I have in my collection several recordings of Messiaen’s feature-film-length piano masterpiece Vingt Regards sur l’Enfant Jésus, surely the least catchy Christmas-themed music ever written — but wonderful music all the same. I might not have heard this one but for a laudatory review from a reputable source, and then another, and another. The recording has an interesting background story: the pianist, Jean-Rodolphe Kars, calls Messiaen his spiritual father, and in fact converted to Catholicism shortly after the recording was made. He then entered the seminary, and has served as a priest in France ever since.

That interesting story would be little more were it not matched by artistry of a high order, but it is. There is a wonderful spaciousness to Kars’ playing; Messiaen’s music can be extremely complex and multifaceted, but never sounds hectic or laboured in Kars’ hands. The claim that one can hear the difference between a world-class pianist who plays with devotion and one who merely plays as if with devotion is probably false, but nonetheless over the course of this long concert Kars’ musicality does cast a contemplative spell over the listener that I, at least, have not experienced with other pianists. This recording, made live before an Amsterdam audience in 1976 and reissued in 2017, is now my first-choice for this music.

**

Schnittke: Psalms of Repentance
Pärt: Magnificat and Nunc dimittis
Estonian Philharmonic Chamber Choir
Kaspars Putnins
(BIS, 2018)

Several years ago I highlighted a recording of Schnittke’s Psalms of Repentance that, to my ears, wasn’t quite up to the expressive standards set by my reference version of this work, but that had superior sound and therefore a claim to serious consideration. In 2018 we got this new recording that takes the palm in both the artistic and technical categories, and therefore becomes the obvious first choice for a recording of a work that, I would argue, belongs on a short list of the greatest choral works of the 20th century. It’s a harrowing piece in some ways, the music an often thorny and agonized stew of dissonances, but it is very beautiful in its way, without gimmickery or self-indulgence. It is music that I love, and it is given here, by one of the world’s best choirs, the performance of a lifetime. After those haunting sounds, it is sweet relief to fall into the still pool that is the music of Arvo Pärt, Schnittke’s contemporary, fellow subject of Soviet power, and fellow convert to Christianity. Pärt’s Magnificat and Nunc dimittis have been recorded many times, including previous recordings by this choir, but he has rarely sounded better. This is my record of the year.

***

The big box of outtakes from Dylan’s Blood on the Tracks sessions brought me great pleasure this year, but is not something I’m likely to listen to very many times, if only because it takes so long to get through it. My favourite new album this year was Sam Phillips’ World on Sticks; I usually find her characteristic combination of flint-dry voice, precise manner, and enigmatic lyrics beguiling, and this new record is no exception.
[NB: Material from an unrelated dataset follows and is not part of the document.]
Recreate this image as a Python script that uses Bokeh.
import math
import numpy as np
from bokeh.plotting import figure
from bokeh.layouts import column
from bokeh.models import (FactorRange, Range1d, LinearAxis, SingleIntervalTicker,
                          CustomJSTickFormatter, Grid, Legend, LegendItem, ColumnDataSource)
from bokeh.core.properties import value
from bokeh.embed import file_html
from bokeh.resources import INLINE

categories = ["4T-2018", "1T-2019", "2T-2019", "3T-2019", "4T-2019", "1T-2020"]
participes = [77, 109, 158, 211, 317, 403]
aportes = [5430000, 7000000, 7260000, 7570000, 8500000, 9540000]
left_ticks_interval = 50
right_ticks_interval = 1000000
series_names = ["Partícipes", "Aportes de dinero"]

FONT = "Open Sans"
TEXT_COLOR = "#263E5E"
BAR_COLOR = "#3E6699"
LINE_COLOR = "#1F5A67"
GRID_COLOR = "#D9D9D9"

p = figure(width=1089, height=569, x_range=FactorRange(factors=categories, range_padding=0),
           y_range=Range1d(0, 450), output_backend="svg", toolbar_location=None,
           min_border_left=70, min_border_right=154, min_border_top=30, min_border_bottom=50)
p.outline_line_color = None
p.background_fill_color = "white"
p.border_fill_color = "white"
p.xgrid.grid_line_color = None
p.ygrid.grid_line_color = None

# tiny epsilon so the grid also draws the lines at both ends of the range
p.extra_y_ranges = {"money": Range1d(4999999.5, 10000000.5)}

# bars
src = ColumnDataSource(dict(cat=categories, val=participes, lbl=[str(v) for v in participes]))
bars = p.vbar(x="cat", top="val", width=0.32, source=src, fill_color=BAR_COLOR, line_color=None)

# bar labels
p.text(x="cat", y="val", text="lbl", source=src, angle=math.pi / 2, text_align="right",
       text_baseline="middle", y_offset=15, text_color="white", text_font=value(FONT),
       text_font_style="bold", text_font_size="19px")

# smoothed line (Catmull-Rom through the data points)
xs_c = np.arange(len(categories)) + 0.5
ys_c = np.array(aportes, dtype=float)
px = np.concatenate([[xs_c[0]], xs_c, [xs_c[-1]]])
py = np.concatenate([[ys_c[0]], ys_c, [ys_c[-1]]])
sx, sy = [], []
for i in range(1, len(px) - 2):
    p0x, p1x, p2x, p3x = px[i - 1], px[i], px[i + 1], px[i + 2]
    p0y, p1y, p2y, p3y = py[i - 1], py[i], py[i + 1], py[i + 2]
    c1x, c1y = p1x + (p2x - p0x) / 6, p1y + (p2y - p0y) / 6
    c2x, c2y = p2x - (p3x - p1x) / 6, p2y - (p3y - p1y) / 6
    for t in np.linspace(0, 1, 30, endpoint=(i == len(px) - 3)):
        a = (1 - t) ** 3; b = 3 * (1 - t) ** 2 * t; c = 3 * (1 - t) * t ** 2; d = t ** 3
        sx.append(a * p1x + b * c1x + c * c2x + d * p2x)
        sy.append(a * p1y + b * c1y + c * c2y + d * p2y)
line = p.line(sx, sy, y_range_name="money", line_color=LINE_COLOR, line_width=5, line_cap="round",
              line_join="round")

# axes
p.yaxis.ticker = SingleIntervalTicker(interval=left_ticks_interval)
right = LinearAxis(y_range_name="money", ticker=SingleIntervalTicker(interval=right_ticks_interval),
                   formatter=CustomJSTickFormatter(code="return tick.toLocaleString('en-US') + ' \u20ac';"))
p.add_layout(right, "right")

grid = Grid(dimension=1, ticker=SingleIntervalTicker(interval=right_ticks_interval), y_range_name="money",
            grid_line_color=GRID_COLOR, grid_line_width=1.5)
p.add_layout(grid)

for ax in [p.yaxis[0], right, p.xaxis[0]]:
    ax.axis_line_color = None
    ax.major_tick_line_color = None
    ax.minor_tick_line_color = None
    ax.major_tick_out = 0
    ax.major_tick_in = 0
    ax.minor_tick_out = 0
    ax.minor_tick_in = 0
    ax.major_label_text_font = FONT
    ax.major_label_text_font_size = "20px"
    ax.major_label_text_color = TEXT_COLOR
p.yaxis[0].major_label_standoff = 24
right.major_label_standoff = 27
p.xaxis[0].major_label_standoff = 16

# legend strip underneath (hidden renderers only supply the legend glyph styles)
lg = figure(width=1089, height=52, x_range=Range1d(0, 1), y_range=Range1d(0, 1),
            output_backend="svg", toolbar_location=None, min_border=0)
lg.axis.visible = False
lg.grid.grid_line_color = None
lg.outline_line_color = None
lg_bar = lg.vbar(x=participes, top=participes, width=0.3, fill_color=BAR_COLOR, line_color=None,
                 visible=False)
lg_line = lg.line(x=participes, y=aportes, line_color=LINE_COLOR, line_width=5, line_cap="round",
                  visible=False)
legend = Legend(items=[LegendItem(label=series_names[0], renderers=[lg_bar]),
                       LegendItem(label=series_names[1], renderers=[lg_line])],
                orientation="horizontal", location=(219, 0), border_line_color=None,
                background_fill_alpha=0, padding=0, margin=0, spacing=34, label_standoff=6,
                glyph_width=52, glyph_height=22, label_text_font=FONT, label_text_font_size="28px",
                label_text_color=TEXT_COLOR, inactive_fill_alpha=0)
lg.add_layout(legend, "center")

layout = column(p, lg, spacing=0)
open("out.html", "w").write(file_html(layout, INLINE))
I have an appetite for melancholy in song, and this year I grew fat and juicy feeding on Patty Griffin’s “Rain”, from her 2002 record 1000 Kisses.

Oh Patty, where have you been all my life?
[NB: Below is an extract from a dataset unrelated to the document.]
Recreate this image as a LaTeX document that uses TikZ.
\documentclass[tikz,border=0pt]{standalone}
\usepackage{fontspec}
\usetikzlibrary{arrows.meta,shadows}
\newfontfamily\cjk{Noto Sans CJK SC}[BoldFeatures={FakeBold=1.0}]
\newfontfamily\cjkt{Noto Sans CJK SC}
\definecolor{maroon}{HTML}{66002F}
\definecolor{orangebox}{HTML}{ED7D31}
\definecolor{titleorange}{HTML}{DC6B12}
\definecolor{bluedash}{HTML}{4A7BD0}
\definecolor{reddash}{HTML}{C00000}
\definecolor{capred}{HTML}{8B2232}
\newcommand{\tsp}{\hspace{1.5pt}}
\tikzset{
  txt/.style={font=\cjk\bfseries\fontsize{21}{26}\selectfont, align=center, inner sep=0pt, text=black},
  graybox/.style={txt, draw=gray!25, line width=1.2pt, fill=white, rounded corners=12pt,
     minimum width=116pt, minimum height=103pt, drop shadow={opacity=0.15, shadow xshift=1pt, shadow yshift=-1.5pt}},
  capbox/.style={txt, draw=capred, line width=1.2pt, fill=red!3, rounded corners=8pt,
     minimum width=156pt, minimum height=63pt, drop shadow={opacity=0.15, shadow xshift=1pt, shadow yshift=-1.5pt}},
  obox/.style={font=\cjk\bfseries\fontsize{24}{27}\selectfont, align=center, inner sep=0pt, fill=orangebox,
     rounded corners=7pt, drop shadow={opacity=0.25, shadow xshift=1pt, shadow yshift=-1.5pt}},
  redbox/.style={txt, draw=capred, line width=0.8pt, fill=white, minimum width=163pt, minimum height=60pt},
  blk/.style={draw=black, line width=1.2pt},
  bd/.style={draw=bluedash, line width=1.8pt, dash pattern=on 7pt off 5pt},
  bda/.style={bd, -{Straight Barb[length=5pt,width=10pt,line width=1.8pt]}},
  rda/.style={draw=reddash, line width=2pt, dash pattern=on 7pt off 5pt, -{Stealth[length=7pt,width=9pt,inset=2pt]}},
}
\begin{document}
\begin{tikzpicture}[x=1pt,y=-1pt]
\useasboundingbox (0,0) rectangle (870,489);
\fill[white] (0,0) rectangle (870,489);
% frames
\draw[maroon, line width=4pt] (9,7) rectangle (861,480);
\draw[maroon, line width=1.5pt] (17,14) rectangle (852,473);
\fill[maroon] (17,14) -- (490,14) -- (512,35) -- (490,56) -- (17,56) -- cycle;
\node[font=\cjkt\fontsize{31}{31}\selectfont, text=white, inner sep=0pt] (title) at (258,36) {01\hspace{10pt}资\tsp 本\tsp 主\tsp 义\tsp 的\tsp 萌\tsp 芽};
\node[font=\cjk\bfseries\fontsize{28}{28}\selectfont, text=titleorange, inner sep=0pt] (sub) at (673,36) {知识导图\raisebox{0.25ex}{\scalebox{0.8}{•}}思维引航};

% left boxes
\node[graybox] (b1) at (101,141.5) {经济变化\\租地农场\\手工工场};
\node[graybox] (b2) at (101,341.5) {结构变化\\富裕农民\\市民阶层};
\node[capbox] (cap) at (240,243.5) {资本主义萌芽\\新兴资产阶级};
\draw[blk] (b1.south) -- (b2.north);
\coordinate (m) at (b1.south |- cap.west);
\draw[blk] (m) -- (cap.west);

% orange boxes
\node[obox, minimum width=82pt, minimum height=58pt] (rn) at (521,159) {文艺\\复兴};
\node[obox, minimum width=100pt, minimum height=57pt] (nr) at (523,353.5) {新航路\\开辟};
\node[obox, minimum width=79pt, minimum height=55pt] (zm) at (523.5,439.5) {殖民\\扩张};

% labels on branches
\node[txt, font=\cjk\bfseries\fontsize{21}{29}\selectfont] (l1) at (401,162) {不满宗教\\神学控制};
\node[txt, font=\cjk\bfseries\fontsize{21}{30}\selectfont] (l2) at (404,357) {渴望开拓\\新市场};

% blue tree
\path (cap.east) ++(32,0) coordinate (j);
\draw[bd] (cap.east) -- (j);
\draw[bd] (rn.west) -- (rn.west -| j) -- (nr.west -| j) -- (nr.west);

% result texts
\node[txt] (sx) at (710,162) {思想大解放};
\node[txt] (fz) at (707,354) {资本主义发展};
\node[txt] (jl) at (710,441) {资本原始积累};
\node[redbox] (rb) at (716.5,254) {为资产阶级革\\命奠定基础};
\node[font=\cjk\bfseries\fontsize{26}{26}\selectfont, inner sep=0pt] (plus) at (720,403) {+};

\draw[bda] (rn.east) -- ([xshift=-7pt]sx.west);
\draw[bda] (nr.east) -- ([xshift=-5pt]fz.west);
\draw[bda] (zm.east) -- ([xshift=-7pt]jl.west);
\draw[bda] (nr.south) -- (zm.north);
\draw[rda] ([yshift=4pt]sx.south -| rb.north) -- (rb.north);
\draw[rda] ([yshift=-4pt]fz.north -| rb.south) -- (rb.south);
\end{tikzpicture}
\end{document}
### Christmas music recommendations

December 27, 2018

Now that the Christmas season is upon us, I’d like to recommend two wonderful discs of Christmas music that have brought me much pleasure over the past few years.

**

The first is RÓS: Songs of Christmas, from the Norwegian Soloists’ Choir, a group of which you’ve probably not been previously aware. The music is a blend of things you’d think wouldn’t work well together, and you’d be wrong. The disc begins with a Norwegian-language rendition of Lo, how a Rose e’er blooming (called Det hev ei rose sprunge), as lovely a version as you’re ever likely to hear. The centerpiece is a “suite for Christmas” which interweaves the ecstatic melodies of St Hildegard von Bingen with carols, sung in a manner inspired by the Norwegian folk tradition. The arrangements of St Hildegard’s music are unusually rustic, and the carol arrangements are unusually elaborate, which helps to bridge the gap between these two very different musical realms. Of course, you and I don’t speak Norwegian, but it hardly matters: the warmth and happy good cheer of this music are such that it could be nothing but Christmas music, and this disc is among the most joyful and delightful collections of Christmas music known to me. Here is a featurette about the disc:

**

Kate Rusby has made a few Christmas records, but I’m partial to Sweet Bells. She is a bright light on the English folk music scene, with a distinctive lilting voice and a wonderful way with traditional songs. On this record she sings some standard Christmas fare — carols like “Here We Come A-Wassailing” and “Hark the Herald Angels Sing”, the latter given a slow and surprisingly effective tempo — with songs, both sweet and sad, that draw more strongly on the folk tradition, like “Serving Girl’s Holiday” and “The Miner’s Dream of Home”. It’s an unconventional combination, but convincing in her hands. Here is “The Holly and the Ivy”:

Merry Christmas!

### Another missed concert

November 17, 2018

Last weekend I did not get to see Hilary Hahn in concert. Tonight I don’t get to hear the Latvian Radio Choir in concert. But I can stay home and listen to them sing Arvo Pärt’s Nunc dimittis. This is a quiet and slow piece, but difficult to sing well. It’s delicate, and fragile, and will break if the choir fumbles it. It’s safe in these hands:

I wonder what concert I will not attend next weekend?